Advantages of dual CO2 & O2 adsorption model for assessment of micropore development in biochar during two-stage gasification

Residual biochar has the potential to replace commercial carbons even in highly specialised applications, presuming further advances in the engineered biochar production. Optimising biomass conversion requires dynamic feedback on the resultant char porosity, but investigation of pore size distribution (PSD) in pyrogenic carbons is challenging due to their extremely ultramicroporous nature.
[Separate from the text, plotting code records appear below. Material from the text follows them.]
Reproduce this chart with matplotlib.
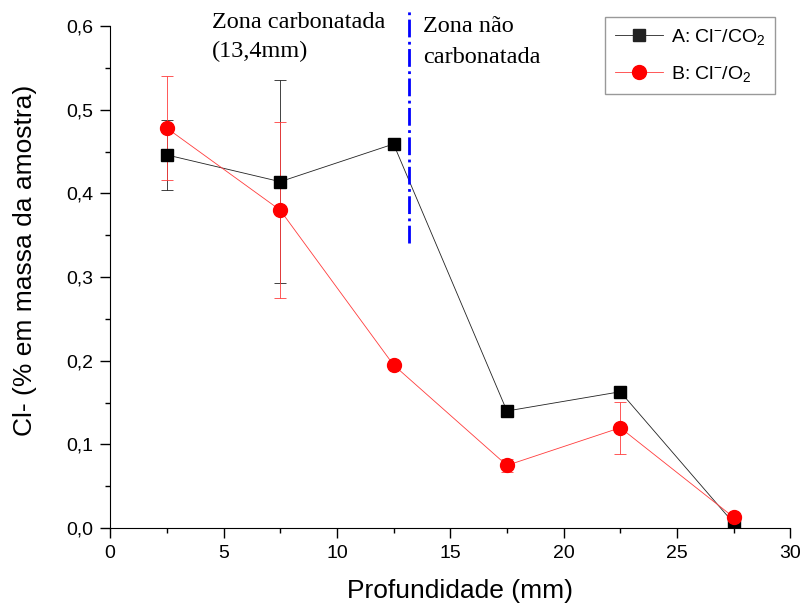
import matplotlib.pyplot as plt
from matplotlib.lines import Line2D
from matplotlib.ticker import MultipleLocator, FuncFormatter

plt.rcParams["font.family"] = ["Liberation Sans", "DejaVu Sans"]
plt.rcParams["mathtext.fontset"] = "custom"
plt.rcParams["mathtext.rm"] = "Liberation Sans"
plt.rcParams["mathtext.it"] = "Liberation Sans:italic"

# depth (mm)
depth = [2.5, 7.5, 12.5, 17.5, 22.5, 27.5]

# A: Cl-/CO2
cl_co2 = [0.446, 0.414, 0.459, 0.140, 0.163, 0.006]
cl_co2_err = [0.042, 0.121, 0, 0, 0, 0]

# B: Cl-/O2
cl_o2 = [0.478, 0.380, 0.195, 0.075, 0.120, 0.013]
cl_o2_err = [0.062, 0.105, 0, 0.008, 0.031, 0]

carb_depth = 13.2

fig = plt.figure(figsize=(8.04, 6.05), dpi=100)
ax = fig.add_axes([0.137, 0.127, 0.846, 0.830])

# lines + error bars
ax.errorbar(depth, cl_co2, yerr=cl_co2_err, color="#222222", lw=0.6, elinewidth=0.6,
            capsize=4, capthick=0.6, zorder=2)
ax.errorbar(depth, cl_o2, yerr=cl_o2_err, color="#ff3b3b", lw=0.6, elinewidth=0.6,
            capsize=4, capthick=0.6, zorder=2)
# markers
ax.plot(depth, cl_co2, ls="none", marker="s", ms=8.5, color="black", zorder=3)
ax.plot(depth, cl_o2, ls="none", marker="o", ms=10, color="red", zorder=4)

ax.plot([carb_depth, carb_depth], [0.341, 0.62], color="blue", lw=2, ls="-.",
        clip_on=False, zorder=5)

ax.text(4.5, 0.617, "Zona carbonatada\n(13,4mm)", family="Liberation Serif", fontsize=17.5,
        ha="left", va="top", linespacing=1.5)
ax.text(13.8, 0.612, "Zona não\ncarbonatada", family="Liberation Serif", fontsize=17.5,
        ha="left", va="top", linespacing=1.6)

ax.set_xlim(0, 30)
ax.set_ylim(0, 0.6)
ax.xaxis.set_major_locator(MultipleLocator(5))
ax.xaxis.set_minor_locator(MultipleLocator(2.5))
ax.yaxis.set_major_locator(MultipleLocator(0.1))
ax.yaxis.set_minor_locator(MultipleLocator(0.05))
ax.yaxis.set_major_formatter(FuncFormatter(lambda v, p: f"{v:.1f}".replace(".", ",")))
ax.tick_params(which="major", length=7.5, width=1, labelsize=14, pad=4.5)
ax.tick_params(which="minor", length=3.5, width=1)
ax.spines["top"].set_visible(False)
ax.spines["right"].set_visible(False)

ax.set_xlabel("Profundidade (mm)", fontsize=19, labelpad=12.5)
ax.set_ylabel("Cl- (% em massa da amostra)", fontsize=19, labelpad=21)
ax.xaxis.label.set_x(0.515)
ax.yaxis.label.set_y(0.534)

handles = [
    Line2D([], [], color="#222222", lw=0.6, marker="s", ms=8, label=r"A: Cl$^{-}$/CO$_2$"),
    Line2D([], [], color="#ff3b3b", lw=0.6, marker="o", ms=10, mfc="red", mec="red",
           label=r"B: Cl$^{-}$/O$_2$"),
]
leg = ax.legend(handles=handles, loc="upper right", bbox_to_anchor=(0.978, 1.018),
                borderaxespad=0, fontsize=14, fancybox=False, edgecolor="gray",
                handlelength=2.5, handletextpad=0.4, borderpad=0.5, labelspacing=0.9)
leg.get_frame().set_linewidth(1)

fig.savefig("out.png", dpi=100)
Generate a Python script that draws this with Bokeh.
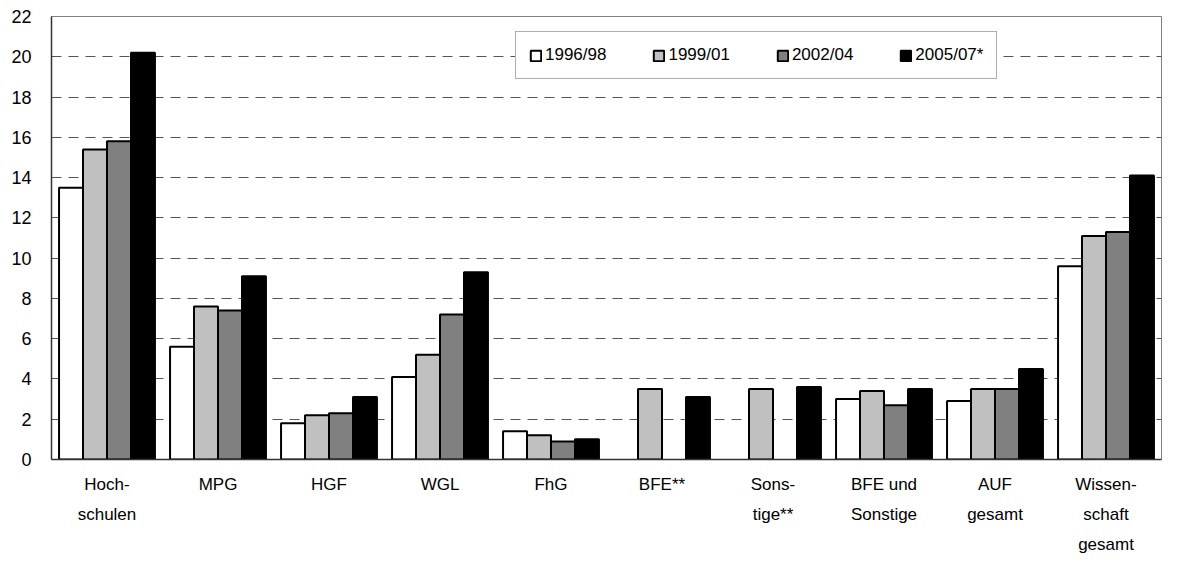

The most common probe molecule used in gas adsorption methods, N2, is often unable to access the narrowest pores, while CO2 can analyse only pores <10 Å. We propose an approachable way to evaluate PSD of ultramicroporous carbons by simultaneously fitting the 2D-NLDFT (two-dimensional non-local density functional theory) kernels to the CO2 and O2 isotherms. Using O2 as the probe molecule allowed collecting isotherms for the ultramicroporous pyrolytic char, for which a negligible adsorption of N2 was observed. For the more activated, gasification chars, reaching equilibrium for N2 adsorption took up to 8 h for some datapoints. O2 adsorption was much faster, resulting in the total runtime more than two times shorter than for the N2 tests. By analysing chars from the semi-pilot scale gasifier, we confirmed the dependence of the char structure on the process parameters, but we also suspect a strong influence of the reactor design.